Labor’s Peretz joins forces with Orly Levy-Abekasis, shuns Meretz
At press conference, duo vow to take care of ‘sidelined populations’; Gesher reportedly to get 3 slots in top 10 of joint list; Livni said to reject offers from Peretz, Ehud Barak
Labor Party leader Amir Peretz on Thursday announced a merger with Orly Levy-Abekasis’s Gesher party, which failed to enter the Knesset in the April elections, seemingly marking a rightward shift for his party and possibly ruling out joining forces with the left-wing Meretz party.
Presenting the move as a boost to Labor’s socially minded policies, Peretz in a joint press conference in Tel Aviv described Levy-Abekasis as “a pioneering woman, with a broad worldview of social justice … of the state’s responsibility to the fate of the elderly, the handicapped, young couples” and others.
Levy-Abekasis, a former Knesset member with the right-wing Yisrael Beytenu, split off to form her own party, Gesher, earlier this year, but failed to make it into the Knesset in April.
Though she largely focuses on social issues, the daughter of former Likud foreign minister David Levy has remained largely identified with the right, and the merger was largely seen as a move by Labor to push for more support from the political center rather than from Meretz, which is further to the left.
“We found the way to unite and build a political home that has room for all Israelis. A home for sidelined populations that feel the state has forgotten about them,” he said on stage alongside Levy-Abekasis. “These groups will give us the opportunity to give them the right and just answers. Today we are going full force to win the public’s heart, with messages of unity, love and joint responsibility. We won’t be dragged to the inflammatory discourse, we won’t take part in the contest of who invents a more offensive remark.”
Gesher is expected to receive three seats in the joint slate’s first 10 spots, Channel 12 reported. It is not clear where exactly party members will be placed.
At the press conference, Levy-Abekasis said she had received merger offers from right and left but “when the offer came from Amir it felt natural to me to bring down the walls and look at what unites and connects us… it’s time we let go of the terms ‘right’ and ‘left’ and come together for the good of the country.”
She added that some offers had been “more enticing and safer, but I preferred to go with someone I could trust. He’s proven himself in the past.”

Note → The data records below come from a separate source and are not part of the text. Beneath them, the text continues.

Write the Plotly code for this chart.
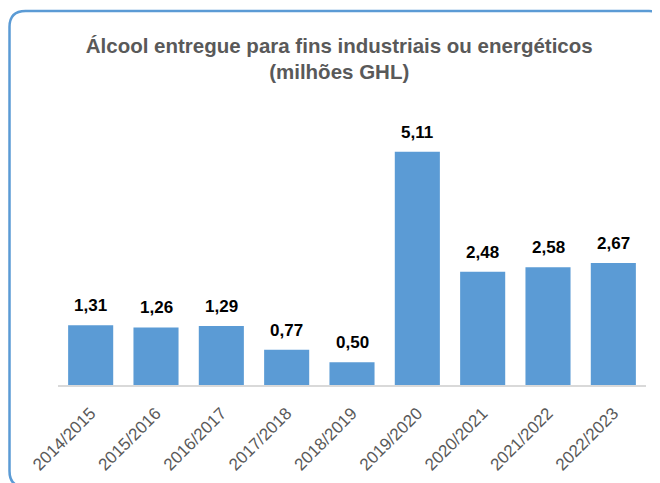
import plotly.graph_objects as go

categories = ["2014/2015", "2015/2016", "2016/2017", "2017/2018", "2018/2019",
              "2019/2020", "2020/2021", "2021/2022", "2022/2023"]
values = [1.31, 1.26, 1.29, 0.77, 0.50, 5.11, 2.48, 2.58, 2.67]
title_lines = ["Álcool entregue para fins industriais ou energéticos", "(milhões GHL)"]

# page body has an 8px margin, so the figure is laid out 8px up/left
OFF = 8
W, H = 660 - OFF, 483 - OFF
ML, MR, MT, MB = 58 - OFF, 14, 111 - OFF, 98
PW, PH = W - ML - MR, H - MT - MB

def px(x):
    return (x - OFF - ML) / PW

def py(y):
    return (H - MB - (y - OFF)) / PH

def rounded_rect(x0, y0, x1, y1, r):
    pts = [
        f"M {px(x0 + r)} {py(y0)}",
        f"L {px(x1 - r)} {py(y0)}",
        f"Q {px(x1)} {py(y0)} {px(x1)} {py(y0 + r)}",
        f"L {px(x1)} {py(y1 - r)}",
        f"Q {px(x1)} {py(y1)} {px(x1 - r)} {py(y1)}",
        f"L {px(x0 + r)} {py(y1)}",
        f"Q {px(x0)} {py(y1)} {px(x0)} {py(y1 - r)}",
        f"L {px(x0)} {py(y0 + r)}",
        f"Q {px(x0)} {py(y0)} {px(x0 + r)} {py(y0)}",
        "Z",
    ]
    return " ".join(pts)

fig = go.Figure(go.Bar(
    x=categories, y=values,
    marker=dict(color="#5B9BD5", line=dict(width=0)),
    hoverinfo="x+y",
))

for c, v in zip(categories, values):
    fig.add_annotation(
        x=c, y=v, xref="x", yref="y",
        text="<b>" + f"{v:.2f}".replace(".", ",") + "</b>",
        showarrow=False, yanchor="bottom", yshift=8,
        font=dict(family="Liberation Sans", size=17, color="#000000"),
    )

fig.update_layout(
    width=W, height=H,
    margin=dict(l=ML, r=MR, t=MT, b=MB, autoexpand=False),
    paper_bgcolor="white", plot_bgcolor="white",
    separators=",.",
    bargap=0.31,
    showlegend=False,
    title=dict(text="<b>" + title_lines[0] + "</b><br><b>" + title_lines[1] + "</b>",
               x=0.508, xanchor="center", y=0.906, yanchor="top",
               font=dict(family="Liberation Sans", size=20.5, color="#595959")),
    font=dict(family="Liberation Sans"),
    xaxis=dict(tickangle=-45, tickfont=dict(size=17, color="#595959"),
               showline=True, linecolor="#D9D9D9", linewidth=1.5, ticks="",
               showgrid=False, automargin=False, ticklabelstandoff=10),
    yaxis=dict(range=[0, 6], visible=False, showgrid=False, automargin=False),
    shapes=[dict(type="path", xref="paper", yref="paper",
                 path=rounded_rect(9.5, 11, 665, 487, 16),
                 line=dict(color="#5B9BD5", width=2.5), layer="above")],
)

fig.write_html("out.html")
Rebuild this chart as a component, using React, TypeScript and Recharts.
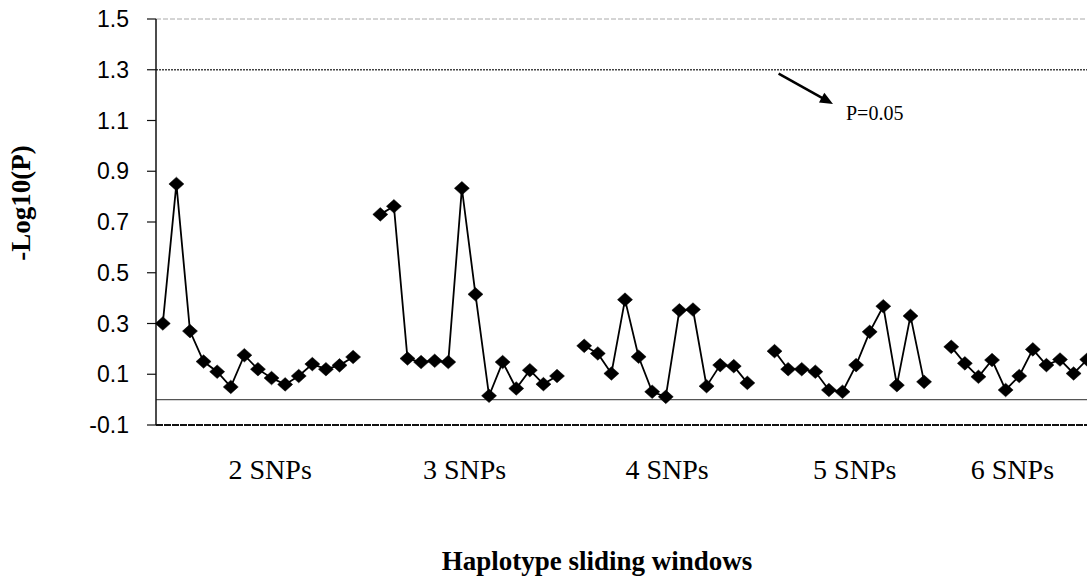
import React from 'react';
import { LineChart, Line, XAxis, YAxis, ReferenceLine } from 'recharts';

const groupLabels = ['2 SNPs', '3 SNPs', '4 SNPs', '5 SNPs', '6 SNPs'];
const labelPositions = [7.9, 22.2, 37.1, 50.9, 62.5];

const snps2 = [0.3, 0.85, 0.27, 0.15, 0.11, 0.05, 0.175, 0.12, 0.085, 0.06, 0.093, 0.14, 0.12, 0.135, 0.168];
const snps3 = [0.73, 0.762, 0.162, 0.148, 0.153, 0.148, 0.833, 0.415, 0.015, 0.148, 0.044, 0.116, 0.061, 0.093];
const snps4 = [0.212, 0.182, 0.103, 0.394, 0.169, 0.031, 0.011, 0.352, 0.355, 0.053, 0.136, 0.132, 0.066];
const snps5 = [0.191, 0.12, 0.12, 0.11, 0.038, 0.031, 0.136, 0.267, 0.368, 0.057, 0.33, 0.07];
const snps6 = [0.208, 0.143, 0.09, 0.156, 0.038, 0.093, 0.198, 0.136, 0.158, 0.103, 0.158];

const yTicks = [-0.1, 0.1, 0.3, 0.5, 0.7, 0.9, 1.1, 1.3, 1.5];
const threshold = 1.3;
const arrowStart = { x: 45.3, y: 1.285 };
const arrowEnd = { x: 49.3, y: 1.165 };
const annotation = 'P=0.05';

const groups = [snps2, snps3, snps4, snps5, snps6];
const data: { x: number; v: number | null }[] = [];
groups.forEach((g, gi) => {
  if (gi > 0) data.push({ x: data.length, v: null });
  g.forEach((v) => data.push({ x: data.length, v }));
});

const Diamond = (props: any) => {
  const { cx, cy, index } = props;
  if (cx == null || cy == null || props.value == null) return <g key={`d${index}`} />;
  const w = 7.5;
  const h = 6.8;
  return (
    <polygon
      key={`d${index}`}
      points={`${cx},${cy - h} ${cx + w},${cy} ${cx},${cy + h} ${cx - w},${cy}`}
      fill="#000"
      stroke="#000"
      strokeWidth={0.5}
    />
  );
};

const ArrowShape = (props: any) => {
  const { x1, y1, x2, y2 } = props;
  const dx = x2 - x1;
  const dy = y2 - y1;
  const len = Math.sqrt(dx * dx + dy * dy) || 1;
  const ux = dx / len;
  const uy = dy / len;
  const nx = -uy;
  const ny = ux;
  const L = 13;
  const W = 5.5;
  const bx = x2 - ux * L;
  const by = y2 - uy * L;
  return (
    <g>
      <line x1={x1} y1={y1} x2={bx + ux * 2} y2={by + uy * 2} stroke="#000" strokeWidth={2.5} />
      <polygon points={`${x2},${y2} ${bx + nx * W},${by + ny * W} ${bx - nx * W},${by - ny * W}`} fill="#000" />
      <text x={x2 + 13} y={y2 + 16} fontFamily="'Liberation Serif', 'Times New Roman', serif" fontSize={20} fill="#000">
        {annotation}
      </text>
    </g>
  );
};

const YLabel = () => (
  <text
    x={29.5}
    y={203}
    transform="rotate(-90 29.5 203)"
    textAnchor="middle"
    fontFamily="'Liberation Serif', 'Times New Roman', serif"
    fontWeight="bold"
    fontSize={27}
    fill="#000"
  >
    -Log10(P)
  </text>
);

export default function App() {
  return (
    <div style={{ position: 'absolute', left: 0, top: 0, width: 1087, height: 579, overflow: 'hidden', background: '#fff' }}>
      <LineChart width={1100} height={579} data={data} margin={{ top: 19, right: 6, bottom: 153, left: 0 }}>
        <XAxis
          dataKey="x"
          type="number"
          domain={[-0.5, 68.5]}
          ticks={labelPositions}
          interval={0}
          tickFormatter={(_v: any, i: number) => groupLabels[i]}
          tickLine={false}
          tickSize={0}
          tickMargin={34.5}
          height={1}
          axisLine={{ stroke: '#111', strokeWidth: 2, strokeDasharray: '7 1' }}
          tick={{ fill: '#000', fontSize: 28, fontFamily: "'Liberation Serif', 'Times New Roman', serif" }}
        />
        <YAxis
          type="number"
          domain={[-0.1, 1.5]}
          ticks={yTicks}
          interval={0}
          width={156}
          tickSize={9}
          tickMargin={18}
          tickFormatter={(v: number) => v.toFixed(1)}
          axisLine={{ stroke: '#111', strokeWidth: 1.5 }}
          tickLine={{ stroke: '#111', strokeWidth: 1.2 }}
          tick={{ fill: '#000', fontSize: 23, fontFamily: "'Liberation Sans', Arial, sans-serif" }}
          label={<YLabel />}
        />
        <ReferenceLine y={1.5} stroke="#aaa" strokeDasharray="5 2" strokeWidth={1} />
        <ReferenceLine y={threshold} stroke="#444" strokeDasharray="2 1" strokeWidth={1.5} />
        <ReferenceLine y={0} stroke="#555" strokeWidth={1.3} />
        <ReferenceLine
          segment={[arrowStart, arrowEnd]}
          ifOverflow="visible"
          shape={(p: any) => <ArrowShape {...p} />}
        />
        <Line
          dataKey="v"
          stroke="#000"
          strokeWidth={1.8}
          dot={(p: any) => <Diamond key={`d${p.index}`} {...p} />}
          activeDot={false}
          connectNulls={false}
          isAnimationActive={false}
        />
      </LineChart>
      <div
        style={{
          position: 'absolute',
          left: 597 - 250,
          width: 500,
          top: 546,
          textAlign: 'center',
          fontFamily: "'Liberation Serif', 'Times New Roman', serif",
          fontWeight: 'bold',
          fontSize: 27,
          lineHeight: '30px',
          color: '#000',
        }}
      >
        Haplotype sliding windows
      </div>
    </div>
  );
}
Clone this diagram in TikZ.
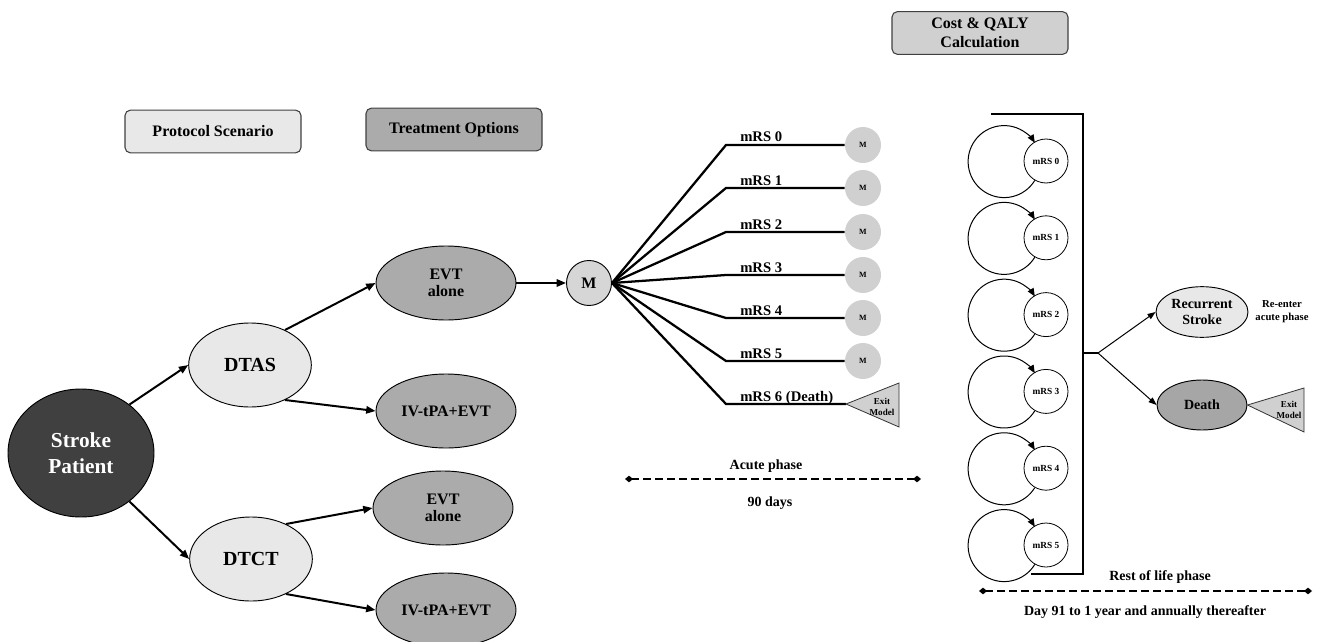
\documentclass[tikz,border=0pt]{standalone}
\usepackage{fontspec}
\setmainfont{Liberation Serif}
\usetikzlibrary{arrows.meta,shapes.geometric}
\definecolor{paleg}{HTML}{E8E8E8}
\definecolor{treatg}{HTML}{ABABAB}
\definecolor{patientg}{HTML}{404040}
\definecolor{markovg}{HTML}{D6D6D6}
\definecolor{costg}{HTML}{D0D0D0}
\definecolor{deathg}{HTML}{A6A6A6}
\tikzset{
  header/.style={rounded corners=4pt,draw=black!75,line width=0.8pt,minimum width=132pt,minimum height=32pt,inner sep=0pt,align=center,font=\bfseries\fontsize{12}{14.5}\selectfont},
  patientnode/.style={ellipse,draw=black,fill=patientg,line width=0.7pt,minimum width=109.5pt,minimum height=96pt,inner sep=0pt,align=center,text=white,font=\bfseries\fontsize{16}{19.5}\selectfont},
  scen/.style={ellipse,draw=black,fill=paleg,line width=0.7pt,inner sep=0pt,minimum width=92pt,minimum height=63pt,font=\bfseries\fontsize{15}{17}\selectfont},
  opt/.style={ellipse,draw=black,fill=treatg,line width=0.7pt,inner sep=0pt,minimum width=105pt,minimum height=55.5pt,align=center,font=\bfseries\fontsize{12}{12.75}\selectfont},
  mnode/.style={circle,draw=black,fill=markovg,line width=0.7pt,inner sep=0pt,minimum size=33.75pt,font=\bfseries\fontsize{12}{13}\selectfont},
  msmall/.style={circle,fill=costg,inner sep=0pt,minimum size=27pt,font=\bfseries\fontsize{6}{7}\selectfont},
  mrsstate/.style={circle,draw=black,line width=0.6pt,inner sep=0pt,minimum size=33pt,font=\bfseries\fontsize{7}{8}\selectfont},
  eventnode/.style={ellipse,draw=black,line width=0.7pt,inner sep=0pt,minimum width=69pt,minimum height=38pt,align=center,font=\bfseries\fontsize{10.5}{12}\selectfont},
  exitshape/.style={draw=black!80,fill=costg,line width=0.6pt},
  exittext/.style={align=center,inner sep=0pt,font=\bfseries\fontsize{6.8}{8.5}\selectfont},
  lbl/.style={inner sep=0pt,font=\bfseries\fontsize{11}{13}\selectfont},
  phase/.style={inner sep=0pt,font=\bfseries\fontsize{10.5}{12}\selectfont},
  arr/.style={-{Triangle[length=7pt,width=5.5pt]},line width=1.5pt},
  arrthin/.style={-{Triangle[length=6pt,width=4.5pt]},line width=0.75pt},
  looparr/.style={-{Triangle[length=6pt,width=5pt]},line width=0.75pt},
  branch/.style={line width=1.7pt},
  timeline/.style={{Diamond[length=6pt,width=5pt]}-{Diamond[length=6pt,width=5pt]},line width=1.5pt,dash pattern=on 6pt off 3pt}
}
\begin{document}
\begin{tikzpicture}[x=0.75pt,y=-0.75pt]
\useasboundingbox (0,0) rectangle (1317,642);
\node[header,fill=paleg] (proto) at (213,131.5) {Protocol Scenario};
\node[header,fill=treatg] (treat) at (454,129.5) {Treatment Options};
\node[header,fill=costg] (cost) at (980,33) {Cost \& QALY\\Calculation};

\node[patientnode] (patient) at (81,453) {Stroke\\Patient};
\node[scen] (dtas) at (250,365) {DTAS};
\node[scen] (dtct) at (251,559) {DTCT};
\node[opt] (evt1) at (446,283) {EVT\\alone};
\node[opt] (tpa1) at (446,411) {IV-tPA+EVT};
\node[opt] (evt2) at (443,508) {EVT\\alone};
\node[opt] (tpa2) at (446,610) {IV-tPA+EVT};
\node[mnode] (m) at (589,283) {M};
\draw[arr] (patient.45) -- (dtas.west);
\draw[arr] (patient.-45) -- (dtct.west);
\draw[arr] (dtas.45) -- (evt1.west);
\draw[arr] (dtas.-45) -- (tpa1.west);
\draw[arr] (dtct.45) -- (evt2.west);
\draw[arr] (dtct.-45) -- (tpa2.west);
\draw[arr] (evt1.east) -- (m.west);

\foreach \k/\y in {0/145,1/188,2/232,3/275,4/318,5/361}{
\node[msmall] (ms\k) at (863,\y) {M};
\coordinate (bend\k) at (726,\y);
\draw[branch] (m.east) -- (bend\k) -- (ms\k.west);
\node[lbl,anchor=base west] (lab\k) at (740,\y-3) {mRS \k};
}
\coordinate (bend6) at (726,404);
\coordinate (exit1) at (846,404);
\draw[branch] (m.east) -- (bend6) -- (exit1);
\node[lbl,anchor=base west] (lab6) at (740,401) {mRS 6 (Death)};
\draw[exitshape] (exit1) -- (899,383) -- (899,427) -- cycle;
\node[exittext] (exitlbl1) at (882,407) {Exit\\Model};

\coordinate (acs) at (625,479);
\coordinate (ace) at (921,479);
\draw[timeline] (acs) -- (ace);
\node[phase] (acute) at (766,466) {Acute phase};
\node[phase] (days) at (770,503) {90 days};

\foreach \k in {0,...,5}{
\node[mrsstate] (s\k) at (1046,161+76.8*\k) {mRS \k};
\draw[looparr] (s\k.240) arc[start angle=-31.5,delta angle=-297,radius=27pt];
}
\coordinate (brtl) at (991,114);
\coordinate (brtr) at (1083,114);
\coordinate (brbr) at (1083,574);
\coordinate (brbl) at (1031,574);
\draw[line width=0.8pt] (brtl) -- (brtr) -- (brbr) -- (brbl);
\coordinate (brmid) at (1083,353);
\coordinate (fork) at (1098,353);
\draw[line width=0.8pt] (brmid) -- (fork);
\node[eventnode,fill=paleg] (recur) at (1202,312) {Recurrent\\Stroke};
\node[eventnode,fill=deathg,minimum width=67.5pt,minimum height=37.5pt] (death) at (1202,405) {Death};
\draw[arrthin] (fork) -- (recur.west);
\draw[arrthin] (fork) -- (death.west);
\node[align=center,inner sep=0pt,font=\bfseries\fontsize{8}{9.75}\selectfont] (reenter) at (1282,312) {Re-enter\\acute phase};
\draw[exitshape] (death.east) -- (1304,388) -- (1304,432) -- cycle;
\node[exittext] (exitlbl2) at (1289,410) {Exit\\Model};

\coordinate (rls) at (979,591);
\coordinate (rle) at (1312,591);
\draw[timeline] (rls) -- (rle);
\node[phase] (rest) at (1160,577) {Rest of life phase};
\node[phase] (annual) at (1145,612) {Day 91 to 1 year and annually thereafter};
\end{tikzpicture}
\end{document}
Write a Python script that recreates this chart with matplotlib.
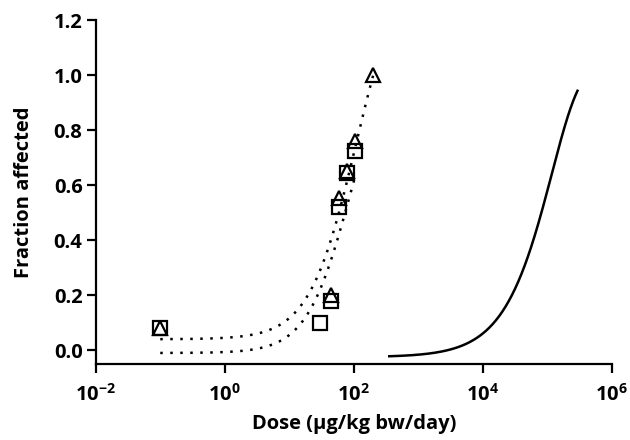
import numpy as np
import matplotlib
matplotlib.use("Agg")
import matplotlib.pyplot as plt

plt.rcParams['font.family'] = ['Open Sans', 'DejaVu Sans']
plt.rcParams['font.weight'] = 'bold'
plt.rcParams['mathtext.fontset'] = 'custom'
plt.rcParams['mathtext.rm'] = 'Open Sans:bold'
plt.rcParams['mathtext.bf'] = 'Open Sans:bold'

FS = 14.5

# Observed responses (dose in ug/kg bw/day)
square_dose = [0.1, 30, 45, 60, 80, 105]
square_frac = [0.08, 0.10, 0.18, 0.52, 0.645, 0.725]
triangle_dose = [0.1, 45, 60, 80, 105, 200]
triangle_frac = [0.08, 0.20, 0.555, 0.65, 0.76, 1.0]

# Hill fits to the two observed series: (bottom, top, ED50, slope, first dose, last dose)
fit_triangle = (0.04, 1.46, 108.7, 1.2, 0.1, 200)
fit_square = (-0.01, 1.125, 86.0, 1.3, 0.1, 105)
# Exponential reference curve: (baseline, plateau rise, dose constant, first dose, last dose)
fit_reference = (-0.025, 1.055, 1.18e5, 340, 3.0e5)

x_ticks = [1e-2, 1e0, 1e2, 1e4, 1e6]
x_tick_labels = [r'$\mathbf{10^{-2}}$', r'$\mathbf{10^{0}}$', r'$\mathbf{10^{2}}$',
                 r'$\mathbf{10^{4}}$', r'$\mathbf{10^{6}}$']
y_ticks = [0.0, 0.2, 0.4, 0.6, 0.8, 1.0, 1.2]


def hill_curve(params, n=300):
    bottom, top, ed50, slope, lo, hi = params
    d = np.logspace(np.log10(lo), np.log10(hi), n)
    return d, bottom + (top - bottom) / (1.0 + (ed50 / d) ** slope)


def exp_curve(params, n=300):
    base, rise, scale, lo, hi = params
    d = np.logspace(np.log10(lo), np.log10(hi), n)
    return d, base + rise * (1.0 - np.exp(-d / scale))


fig = plt.figure(figsize=(6.3, 4.4), dpi=100)
ax = fig.add_axes([0.152, 0.1727, 0.819, 0.7818])

dot = (0, (1, 3))
for params in (fit_triangle, fit_square):
    d, y = hill_curve(params)
    ax.plot(d, y, color='black', lw=1.8, linestyle=dot, zorder=2)
d, y = exp_curve(fit_reference)
ax.plot(d, y, color='black', lw=1.8, solid_capstyle='butt', zorder=2)

ax.plot(square_dose, square_frac, linestyle='none', marker='s', markersize=10.5,
        markerfacecolor='none', markeredgecolor='black', markeredgewidth=1.6, zorder=3)
ax.plot(triangle_dose, triangle_frac, linestyle='none', marker='^', markersize=10.5,
        markerfacecolor='none', markeredgecolor='black', markeredgewidth=1.6, zorder=4)

ax.set_xscale('log')
ax.set_xlim(1e-2, 1e6)
ax.set_ylim(-0.05, 1.2)
ax.set_xticks(x_ticks)
ax.set_xticklabels(x_tick_labels)
ax.minorticks_off()
ax.set_yticks(y_ticks)
ax.set_yticklabels([f'{v:.1f}' for v in y_ticks])

for side in ('top', 'right'):
    ax.spines[side].set_visible(False)
for side in ('left', 'bottom'):
    ax.spines[side].set_linewidth(1.6)
ax.tick_params(axis='both', direction='out', length=6.5, width=1.6,
               labelsize=FS, colors='black')
ax.tick_params(axis='y', pad=3)
ax.tick_params(axis='x', pad=8)
plt.setp(ax.get_yticklabels(), fontweight='bold')
plt.setp(ax.get_xticklabels(), fontweight='bold')

ax.set_ylabel('Fraction affected', fontsize=FS, fontweight='bold', labelpad=14)
ax.set_xlabel('Dose (μg/kg bw/day)', fontsize=FS, fontweight='bold', labelpad=6)

fig.savefig('out.png', dpi=100)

Labor had been widely reported to be nearing a merger with Meretz, with both parties struggling to remain relevant ahead of elections. However, multiple Hebrew-language reports Thursday said that Peretz had informed Meretz leader Nitzan Horowitz that the parties will not merge ahead of the September 17 vote, following weeks of negotiations.
Meretz lamented the decision and accused Peretz in a statement of “repeating the mistake of [former Labor chairman] Avi Gabbay and destroying the possibility of mergers in the left-wing bloc.”
The centrist Blue and White party welcomed the Labor-Gesher merger, saying it would “prevent thousands of votes from being lost.”
It added that after the elections it would seek to invite both Labor and the ruling Likud party — without Prime Minister Benjamin Netanyahu — to a unity government.
A Blue and White-Gesher merger was ruled out after Levy-Abekasis demanded to be No. 5 on the joint slate and to receive two other slots, down the list, demands that the party couldn’t meet, Channel 12 reported Tuesday.
Likud merely said in a statement that it “continues not to intervene in how the left divides its votes.”
Levy-Abekasis, who began the previous election cycle as a rising star, lost momentum fast and her party ended up failing to clear the minimum electoral threshold.
She founded the socio-economic minded party after breaking off from Avigdor Liberman’s Yisrael Beytenu in 2016 and flying solo as an independent in the Knesset opposition for three years.
During her nearly ten years in the Knesset, she served as deputy speaker and advocated on behalf of at-risk youth, gender-equality and sexual assault victims.
Meanwhile, former foreign minister and Hatnua party chief Tzipi Livni has rejected offers from Peretz and from ex-prime minister Ehud Barak’s newly formed Israel Democratic Party to join them in the upcoming election, the Ynet news site reported Thursday.
That likely means that Livni will not be rejoining politics after quitting earlier this year, despite recent reports to the contrary.
One more potential Labor merger is with Barak’s party, though the Ynet news site reported Thursday that Peretz had told associates in private conversations that his party will not run alongside Barak in the upcoming election.
Peretz and Barak had met last week to discuss the idea of a merger. Peretz signaled he would be willing to let Barak lead the joint slate in order to bring about the united bloc. Barak had also said he would be willing to give up the top slot on a joint list.
But a Channel 12 report Friday cited senior officials in both Labor and Meretz as saying Barak’s ties to Jeffrey Epstein, who is a suspect in a US sex trafficking scandal, had significantly lowered their parties’ chances of joining forces with him.
Epstein has been indicted for creating what prosecutors described as a network of underage girls whom he molested and exploited in the early 2000s.
Barak said Wednesday he had cut all ties with Epstein, days after saying he had asked his lawyers to explore options to dissolve their limited partnership.